Intervention de Didier Blanchet

Commission des finances, du contrôle budgétaire et des comptes économiques de la nation — Réunion du 13 mars 2019 : 1ère réunion
Situation et perspectives de l'économie française — Audition commune de Mme Agnès Bénassy-quéré professeur d'économie à l'université paris 1 panthéon-sorbonne et Mm. Didier Blanchet directeur des études et synthèses économiques de l'institut national de la statistique et des études économiques insee et éric heyer directeur du département analyse et prévision de l'observatoire français des conjonctures économiques ofce

Didier Blanchet, directeur des études et synthèses économiques de l'Insee :

D'une crise à l'autre, on distingue quelques tendances. Les effets sur le PIB provoqués par les crises de 1975 et 2009 sont comparables, mais ont été plus fortement ressentis en 2009. En 2009, le rebond du taux de marge des entreprises a été plus rapide. Le pouvoir d'achat des ménages a d'abord bien résisté mais a globalement stagné depuis dix ans.

Ainsi, le pouvoir d'achat du revenu disponible brut (RDB) global a bien résisté puis s'est mis en phase avec reprise de la croissance du PIB ; en revanche, rapporté au niveau individuel - le pouvoir d'achat du RDB par unité de consommation - il n'est revenu qu'en 2017 à son niveau de 2007.

J'aborderai maintenant les perspectives à court terme, qui feront l'objet de la prochaine note de conjoncture de l'Insee à paraître le 19 mars. Depuis la dernière note, en décembre 2018, la conjoncture n'a pas significativement évolué. Après le retour à une meilleure performance en 2017, 2018 a été moins dynamique. Le regain temporaire d'inflation et un profil infra-annuel chahuté pour les prélèvements et les transferts ont pesé sur le ressenti du pouvoir d'achat et de la consommation, ainsi que sur le climat général des affaires. Les stimulations annoncées en 2019 devraient profiter à la consommation et à la croissance.

Le climat des affaires reste au-dessus de sa moyenne, malgré un récent décrochage. Pour les ménages, la confiance a décroché depuis fin 2017, avec une accélération en décembre 2018, avant de repartir.

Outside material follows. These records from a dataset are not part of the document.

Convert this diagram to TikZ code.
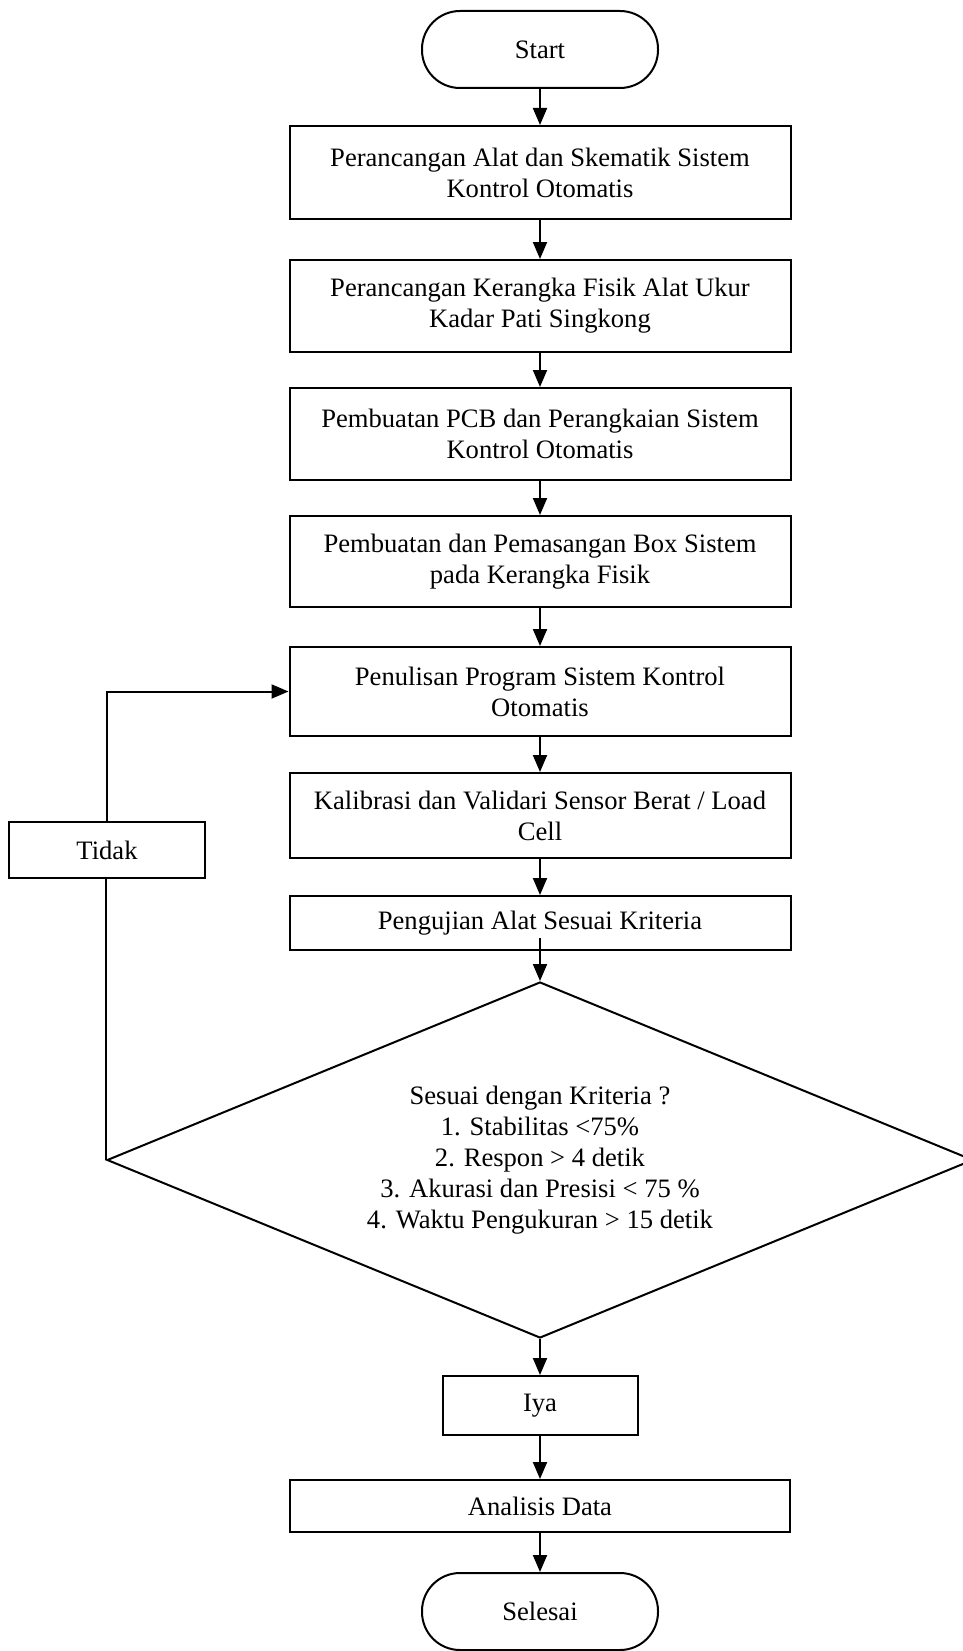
\documentclass[tikz,border=0pt]{standalone}
\usepackage{fontspec}
\setmainfont{Liberation Serif}
\usetikzlibrary{arrows.meta,shapes.geometric}

\begin{document}
\begin{tikzpicture}[x=1pt,y=-1pt,
  font=\fontsize{26.6}{31}\selectfont,
  every node/.style={inner sep=0pt,align=center},
  procbox/.style={draw,line width=2pt,rectangle,minimum width=#1},
  procbox/.default=501pt,
  terminal/.style={draw,line width=2pt,rectangle,rounded corners=38pt,
    minimum width=236pt,minimum height=77pt},
  decision/.style={draw,line width=2pt,diamond,minimum width=866pt,minimum height=356pt},
  flow/.style={line width=2pt,-{Triangle[length=17pt,width=14pt]}},
  plain/.style={line width=2pt}]

\clip (0,0) rectangle (963,1651);

% terminals, process steps and the decision
\node[terminal] (start) at (540,49.5) {Start};
\node[procbox,minimum height=93pt] (b1) at (540,172.5)
  {Perancangan Alat dan Skematik Sistem\\Kontrol Otomatis};
\node[procbox,minimum height=92pt] (b2) at (540,306)
  {Perancangan Kerangka Fisik Alat Ukur\\Kadar Pati Singkong};
\node[procbox,minimum height=92pt] (b3) at (540,434)
  {Pembuatan PCB dan Perangkaian Sistem\\Kontrol Otomatis};
\node[procbox,minimum height=91pt] (b4) at (540,561.5)
  {Pembuatan dan Pemasangan Box Sistem\\pada Kerangka Fisik};
\node[procbox,minimum height=89pt] (b5) at (540,691.5)
  {Penulisan Program Sistem Kontrol\\Otomatis};
\node[procbox,minimum height=85pt] (b6) at (540,815.5)
  {Kalibrasi dan Validari Sensor Berat / Load\\Cell};
\node[procbox,minimum height=54pt] (b7) at (540,923)
  {Pengujian Alat Sesuai Kriteria};
\node[procbox=196pt,minimum height=56pt] (tidak) at (107,850) {Tidak};
\node[decision] (dia) at (540,1160) {};
\node (diatext) at (dia.center)
  {Sesuai dengan Kriteria ?\\1. Stabilitas <75\%\\2. Respon > 4 detik\\
   3. Akurasi dan Presisi < 75 \%\\4. Waktu Pengukuran > 15 detik};
\node[procbox=195pt,minimum height=59pt] (iya) at (540,1405.5) {Iya};
\node[procbox=500pt,minimum height=52pt] (ana) at (540,1506) {Analisis Data};
\node[terminal] (stop) at (540,1611.5) {Selesai};

% main flow
\draw[flow] (start) -- (b1);
\draw[flow] (b1) -- (b2);
\draw[flow] (b2) -- (b3);
\draw[flow] (b3) -- (b4);
\draw[flow] (b4) -- (b5);
\draw[flow] (b5) -- (b6);
\draw[flow] (b6) -- (b7);
\draw[flow] ([yshift=13pt]b7.south) -- (dia.north);
\draw[flow] (dia.south) -- (iya);
\draw[flow] (iya) -- (ana);
\draw[flow] (ana) -- (stop);

% loop back when the criteria are not met
\draw[plain] (dia.west) -- (dia.west |- tidak.south);
\draw[flow] (tidak.north) |- (b5.west);
\end{tikzpicture}
\end{document}
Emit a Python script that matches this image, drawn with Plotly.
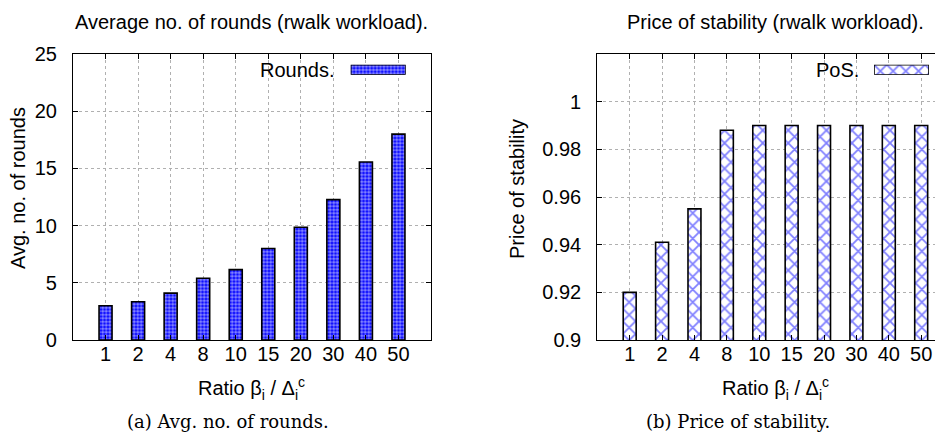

Le regain d'inflation de 2018 est surtout dû à la hausse du prix de l'énergie : alors que l'inflation sous-jacente tend vers 1 %, l'inflation observée a connu un passage en tendance à 2,3 %.

L'Insee avait anticipé dans sa note de décembre 2017 un décrochage du pouvoir d'achat au premier trimestre 2018, qui s'est vérifié sous les effets combinés des mesures fiscales et des hausses des prix de l'énergie. Notre prévision d'un retour à la hausse du pouvoir d'achat au cours de l'année s'est également révélée correcte, mais elle ne s'est pas répercutée dans la consommation. Dans la note de décembre 2018, nous avons prévu une nouvelle hausse, en tenant compte des mesures d'urgence annoncées à la mi-décembre et d'une diminution assez progressive du taux d'épargne.

La croissance a été de 2,3 % en 2017, de 1,5 % en 2018. Nous avons anticipé une croissance de 0,3 % au premier trimestre et 0,4 % au deuxième, avec un acquis de croissance de 1 % pour 2019, si la croissance devait s'interrompre aux deux derniers trimestres. Dans une hypothèse de prolongation de la croissance de 0,4 % sur les trimestres 3 et 4, la croissance atteindrait 1,3 %, légèrement au-dessus de la moyenne européenne. Il est difficile de se prononcer sur la durabilité de ce phénomène. À court et à long terme, les incertitudes et les problèmes structurels persistent, notamment en raison de l'étroitesse des marges de manoeuvre budgétaires et du déficit de compétitivité.

Enfin, le contexte international est particulièrement brouillé. Le climat des affaires mondial est en repli. La zone euro a décroché et fait face à une forte augmentation des tensions sur l'offre. La part des entreprises qui déclarent des difficultés à produire davantage, soit faute de main d'oeuvre, soit faute d'équipement, est très élevée. Le premier facteur est passé devant le second, en France comme en Allemagne.